前田利長公を坊さんにしたような名前の利長坊が入定した100年後に現れ、高岡を支配したのは言うまでもなく前田利長公。まったく出来すぎた話しもいいところ。利長坊なる何やら空々しい名前には、民間伝承ならではのおおらかなユーモラスを感じますね。
「前田利長は、本明院利長坊の生まれ変わりなり」「高岡を幸福にする救世主なり」とこの説話は主張しているわけです。しかも、100年も前みごとに予言されていたことであるとなれば説話は神秘性を帯びてまいります。そして、前田利長による高岡(関野)支配は、あらかじめ定められていた約束事、有難い「神託」であると支配の正当性が強調されます。政治的説話であるわけですね。説話は、前田支配の100年前の話だといっていますが、前田支配が進行する過程で統治を正当化するために生み出された造作でしょう。
利長坊のポンポン山はお城からみて北東、鬼門の方角になるそうです。
左の図で見ると右端の「沼田」の外側辺りにポンポン山はあります。図には御城外となっていますが、この辺りも高岡城の城郭予定地であったと言われており、城郭の端っこに鬼門の魔よけとしてこの小高い丘を祀ったのでしょう。
木町の浜
熊野町にある先宮熊野神社
ぽんぽん山
古定塚にある熊野社
高岡城 前田利長像
中川熊野神社
利長坊説話を生み出したのは誰なのか。おそらく、この説話が伝わっていたのが中川熊野神社でありますので、熊野の修験者集団が説話造作に絡んでいたのではなかろうか。彼ら熊野修験者たちは、高岡城築城には、大変に深い関りを持っていたようで、先の絵図に見るように熊野社の配置箇所は木町から高岡城までの資材運搬の経路と一致していると言われています。すなわち、
木町(高岡城築城の際に建築資材の搬入港として設けられた町)―先宮熊野神社―入定塚(ポンポン山)―古定塚熊野社―中川熊野神社―高岡城
を結ぶ道程は、そのまま石材・木材・瓦・壁土 など様々な建築資材の輸送路であったわけです。この輸送経路には、明治の中頃まで、お城の石垣用の石材と思われる牛2頭分ほどの大きな石が数個放置されたままになっていたそうです。
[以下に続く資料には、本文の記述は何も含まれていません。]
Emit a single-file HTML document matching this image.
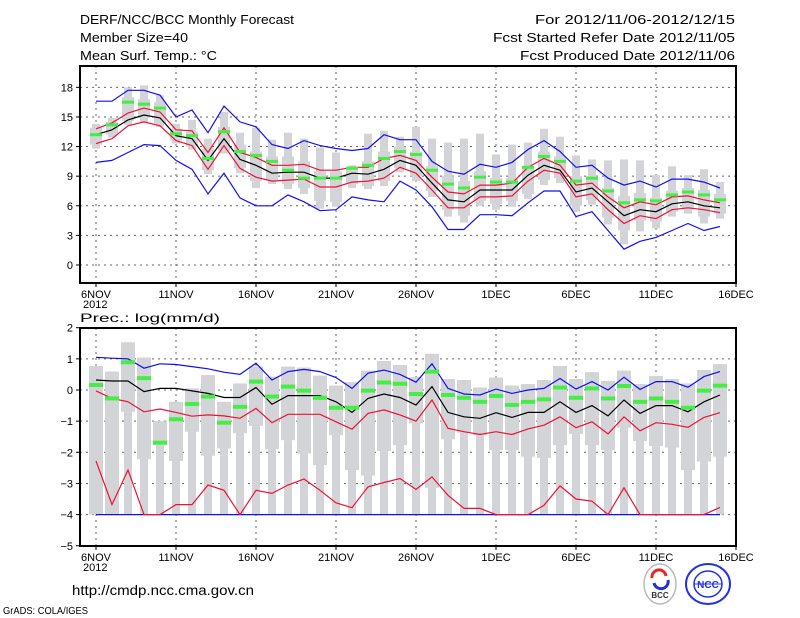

当時の修験者たちは今で言う、総合建築会社=ゼネコンの優秀社員のようなもの。物資の調達、輸送路の整備、建築材の大掛かりな輸送、土木工事、治水工事、井戸掘り、建築設計、工具の鋳造などは、修験者たちにとってオテノモノでした。さらに、その宗教的パワーを持って普請の工程の吉凶を占い、そのカリスマ性を持って現場で働く者たちを統率する。おまけに、宗教家ならではの文学性を持って先に述べたような政治的説話をも造作し、布教活動で鍛えた饒舌を持って城の主の広告宣伝活動もするというマルチぶりです。彼等なくして築城工事は成しえないことがお分かりでしょう。たとえ、高山右近が南蛮の建築術を取り入れて如何に立派なプランニングをしようとも、修験者集団の実践力なくしては机上の空論です。そのような、重要な役割を熊野の修験者集団は果たしていたのです。木町から高岡城までの道程に位置する熊野信仰所縁の4つのポイントは、まさに、彼等築城に携わった修験者たちの足跡と言えましょう。
熊野三山の統轄者である熊野別当(くまのべっとう)の子に生まれた武蔵坊弁慶。天下無双の怪力修験者として有名ですね。全国に弁慶にまつわる説話は数多く伝えられています。その中には、長刀を突いて井戸を掘った、一夜にして橋をかけた、寺院を丸ごと背負って動かした、巨石を蹴った・投げた・動かした、巨木を曳いて運んだなど土木建築工事に関連したものが多いです。
右から さすまた 熊手 もじり
また「弁慶の七つ道具」と言い伝えられている、鐵熊手(てつくまで)・大槌・大鋸・鉞(まさかり)・つく棒・さすまた・もじり、などは武器であり狩猟具であり、そして土木建築の道具でしょう。スーパー修験者の弁慶は常時これらを背中にしょって携帯していたというのですから、当時の修験者たちの職掌は明確です。
築城工事の現場では、山伏修験者たちの吹くほら貝の音が、高らかに鳴り響いていたのかもしれませんね。